Theodore Dalrymple

Coventry blues

A trip to the multicultural Midlands

issue 03 March 2012

He who would see England’s future should be separated for a while from the better parts of London and sent (literally, not metaphorically) to Coventry. There, amid the hideous and dilapidating buildings of a failed modernism, he will see precincts with half the shops boarded up, where youths in hoodies skateboard all day along the walkways, the prematurely aged, fat and crippled unemployed occupy themselves in the search for cheap imported junk in such shops as remain open, and the lurkers, muggers and dealers wait for nightfall.

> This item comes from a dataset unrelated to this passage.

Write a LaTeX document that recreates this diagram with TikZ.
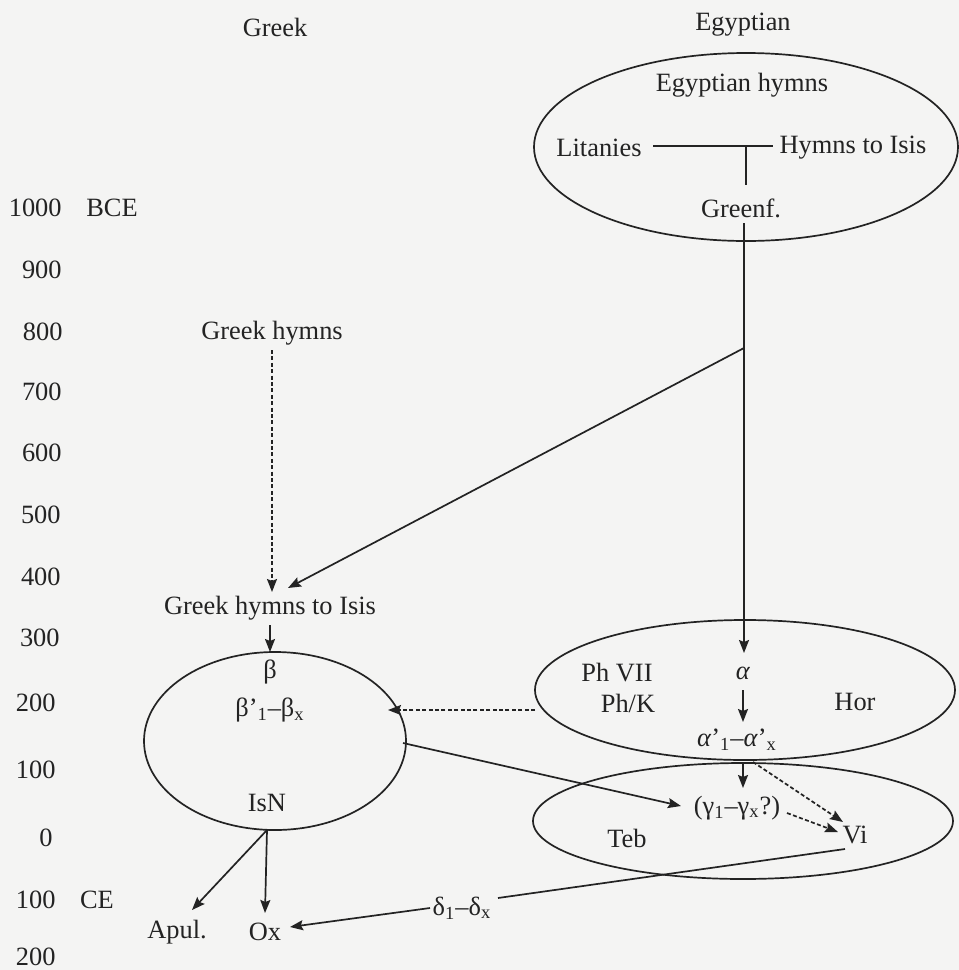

I stayed four nights in Coventry, in a hotel whose nearest architectural equivalent was the hotel in which I had once stayed in Makhachkala, in ex-Soviet Dagestan. At reception, there were three notices:

SAFE KEYS ARE NOT HELD ON THE PREMISES OVERNIGHT

IMPORTANT NOTICE: NO CASH IS KEPT ON THESE PREMISES OVERNIGHT

THE HOTEL DOES NOT ACCEPT RESPONSIBILITY FOR ANY ITEMS LEFT IN THE HOTEL

Thus encouraged, and in need of a drink, I went to the bar called Rogues. At the entrance was another notice: no hoodies or tracksuits. no shorts or baseball caps.

Someone had applied the theories of Lombroso to modes of dress, no doubt correctly.

In the bar, a large screen relayed football and loudspeakers pop music. This meant that anyone who wanted to make himself heard — and there were plenty who did — had to shout. There is nothing quite like shouting to reveal the banality of what is being said.

There were two large banqueting halls (low-ceilinged and claustrophobic despite the size) on the floor on which my bedroom was situated. Every night they filled with hundreds of evangelical Christian Nigerians wailing their sins away, while downstairs in the Rogues’ bar the white men cursed Rio Ferdinand, or some other great man.